For one, teenagers ("you" at some point in your life) are extremely moody all the time. For instance, today, I was greeted in the garage by a certain teenager with a smile on her face and all giggles. I didn't even get in the house good before she was started crying (literally crying) because I told her that she needed to do her chores and homework. It isn't like I just created some list 5 minutes before I asked her to do them. She has known about her chores since day one in our house. Hello! About 30 minutes later came "Mad Destiny" because none of her friends were going to the drop in this Friday. Then came "Baby Destiny", there was a lot of whining for no reason. I didn't say a word to her and she was whining about having to make a decision on either to go or not to go.So as a parent in order to get "Normal Destiny" this whole afternoon, she wanted me to not expect her to do any chores, homework or anything that will help her become responsible and successful. She also wanted me to contact a bunch of other moody 14 year-olds and convince them to go to the drop-in so she wouldn't be forced to talk to someone who is new (which is the whole reason we started this whole drop-in thing int he first place). Then I would have to make the decision for her to either go or not to go. Riiight...now back to reality. There wasn't/isn't anything humanly possible to do in order to get "Normal Destiny" this whole afternoon. It is inevitable that I will have a moody teenager in my house for at least the next 5 years....God help me!(Reminder: this was the thoughts of your parents at this point in your life)
Teenagers can't make a decision to save their life. We have tried talking decisions out, making visual aids, not saying anything and let her find the best way for her to make a decision...NONE OF THEM WORKED! I mean seriously?!? Did the hormones just all of a sudden start running her brain and causing her to not to be able to think? What is going to happen when she has to move out and decide on something important on her own? You wonder why your mom is crying when she leaves you at college. It isn't because she's sad that you aren't going to be there, heck for that reason she's probably going to celebrate, no she's crying because she knows that you are probably going to be calling/texting/sending smoke signals to her every waking moment to get her advice on something trivial like what color boots with the fur should I wear today, or to "just talk"...NEWSFLASH: WE DON'T UNDERSTAND YOU YET! If you are going to tell me a story please start from the beginning and use words that I might understand.

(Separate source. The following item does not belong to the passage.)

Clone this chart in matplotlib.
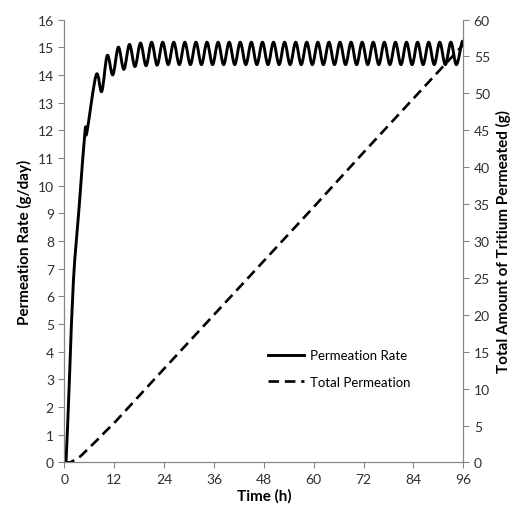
import matplotlib
matplotlib.use('Agg')
import matplotlib.pyplot as plt
from matplotlib.path import Path
from matplotlib.patches import PathPatch
from matplotlib.lines import Line2D

# Permeation rate (g/day): start-up ramp, then peaks/troughs
rate_time = [0, 0.4, 1.3, 2.2, 3.6, 5.0, 5.4, 7.67, 9.0, 10.33, 11.67,
             13.0, 14.33, 15.67, 17.0, 18.33, 19.67, 21.0, 22.33, 23.67, 25.0,
             26.33, 27.67, 29.0, 30.33, 31.67, 33.0, 34.33, 35.67, 37.0, 38.33,
             39.67, 41.0, 42.33, 43.67, 45.0, 46.33, 47.67, 49.0, 50.33, 51.67,
             53.0, 54.33, 55.67, 57.0, 58.33, 59.67, 61.0, 62.33, 63.67, 65.0,
             66.33, 67.67, 69.0, 70.33, 71.67, 73.0, 74.33, 75.67, 77.0, 78.33,
             79.67, 81.0, 82.33, 83.67, 85.0, 86.33, 87.67, 89.0, 90.33, 91.67,
             93.0, 94.33, 95.67, 96.0]
rate_value = [0, 0.0, 3.3, 6.6, 9.3, 12.0, 11.9, 14.0, 13.4, 14.7, 14.0,
              15.0, 14.2, 15.1, 14.3, 15.15, 14.33, 15.18, 14.35, 15.18, 14.37,
              15.18, 14.37, 15.18, 14.37, 15.18, 14.37, 15.18, 14.37, 15.18, 14.37,
              15.18, 14.37, 15.18, 14.37, 15.18, 14.37, 15.18, 14.37, 15.18, 14.37,
              15.18, 14.37, 15.18, 14.37, 15.18, 14.37, 15.18, 14.37, 15.18, 14.37,
              15.18, 14.37, 15.18, 14.37, 15.18, 14.37, 15.18, 14.37, 15.18, 14.37,
              15.18, 14.37, 15.18, 14.37, 15.18, 14.37, 15.18, 14.37, 15.18, 14.37,
              15.18, 14.37, 15.18, 15.1]

# Total amount permeated (g)
total_time = [0, 1.5, 2, 3, 4, 6, 8, 10, 12, 24, 36, 48, 60, 72, 84, 96]
total_value = [0, 0.02, 0.2, 0.45, 0.9, 2.0, 3.1, 4.25, 5.35, 12.7, 20.0, 27.3,
               34.6, 42.0, 49.3, 56.6]

x_ticks = [0, 12, 24, 36, 48, 60, 72, 84, 96]


def smooth_path(xs, ys):
    # Excel-style "smoothed line": cubic Bezier between the data points
    verts = [(xs[0], ys[0])]
    codes = [Path.MOVETO]
    n = len(xs)
    for i in range(n - 1):
        p0 = max(i - 1, 0)
        p3 = min(i + 2, n - 1)
        c1 = (xs[i] + (xs[i + 1] - xs[p0]) / 6, ys[i] + (ys[i + 1] - ys[p0]) / 6)
        c2 = (xs[i + 1] - (xs[p3] - xs[i]) / 6, ys[i + 1] - (ys[p3] - ys[i]) / 6)
        verts += [c1, c2, (xs[i + 1], ys[i + 1])]
        codes += [Path.CURVE4] * 3
    return Path(verts, codes)


plt.rcParams['font.family'] = ['Lato', 'DejaVu Sans']
spine_color = '#868686'
text_color = '#303030'

fig = plt.figure(figsize=(5.2, 5.1), dpi=100)
ax = fig.add_axes([0.1237, 0.0912, 0.7673, 0.8686])
ax2 = ax.twinx()

ax.add_patch(PathPatch(smooth_path(rate_time, rate_value), fill=False,
                       edgecolor='black', lw=2.1, joinstyle='round'))
l1 = Line2D([], [], color='black', lw=2.1, label='Permeation Rate')
l2, = ax2.plot(total_time, total_value, color='black', lw=1.9,
               dashes=(4, 2.2), label='Total Permeation')

ax.set_xlim(0, 96)
ax.set_ylim(0, 16)
ax2.set_ylim(0, 60)
ax.set_xticks(x_ticks)
ax.set_yticks(range(0, 17))
ax2.set_yticks(range(0, 61, 5))

for a in (ax, ax2):
    a.spines['top'].set_visible(False)
    for s in ('left', 'right', 'bottom'):
        a.spines[s].set_color(spine_color)
    a.tick_params(colors=spine_color, labelcolor=text_color, length=4,
                  labelsize=10)

ax.set_xlabel('Time (h)', fontsize=11, fontweight='bold', labelpad=2)
ax.set_ylabel('Permeation Rate (g/day)', fontsize=11, fontweight='bold')
ax2.set_ylabel('Total Amount of Tritium Permeated (g)', fontsize=11,
               fontweight='bold')

ax2.legend(handles=[l1, l2], loc='center left', frameon=False,
           bbox_to_anchor=(0.497, 0.212), borderaxespad=0,
           handlelength=2.7, labelspacing=1.1, fontsize=9.5,
           handletextpad=0.5)

fig.savefig('out.png', dpi=100)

Sometimes at our house, I think I'm a stranger in another world. She dresses differently than I ever thought of dressing and even speaks a different language. For instance, we were on our way to the drop-in tonight just listening to music and all of a sudden she just starts reading me texts from some girl that I don't know, about some story that I have no clue about. It's so bad that my context clues that I am picking up on are totally mumbled jumbled. So like any foreigner that I have seen that doesn't understand, I smile really big throw in a small laugh and look the other way with my face saying "What in the h*ll?!?" And the clothes that kids are wearing these days...Boots with the fur were cool (briefly) when I was in high school. It is 70degrees outside in January in Central Alabama. We do not need boots with the fur with every outfit that we own. I don't get it! And the hoodies...lord help us! We must have every hoodie they make in her closet. But she only wears one...just one. We aren't married to the darn thing! Give the other hoodies some love for Godsake!
Lastly, teenagers don't listen. I honestly think it's getting worse with all the texting. On the way home from Karate Thursday night, Josh was telling me how he was just a-talking to Destiny about school and he even ventured into the unknown subject of ...Boys! He was almost home and realized that she didn't hear a darn thing he was saying because she was texting someone. He was so mad. Said that it makes him want to stop trying to talk to her because it isn't like she's listening anyways. We honestly have to get her to look at us in the eyes before we say anything important. When I think back, I probably heard a fourth of what my parents really said to me. It makes me wonder what I missed.
This is the tip of the teenage unknowns iceberg. I would love for it to appear that we are all giggles and sunshine at 1303 Southwick ;however, quite the opposite is true. The real part about this whole thing, is that every single one of us went through our teenage years going through some version of this. So honestly, it's nice knowing that whatever we are doing, seems to be giving her normal teenage years. As hard as it may be sometimes, it's nice just knowing that normal, for us, is an accomplishment.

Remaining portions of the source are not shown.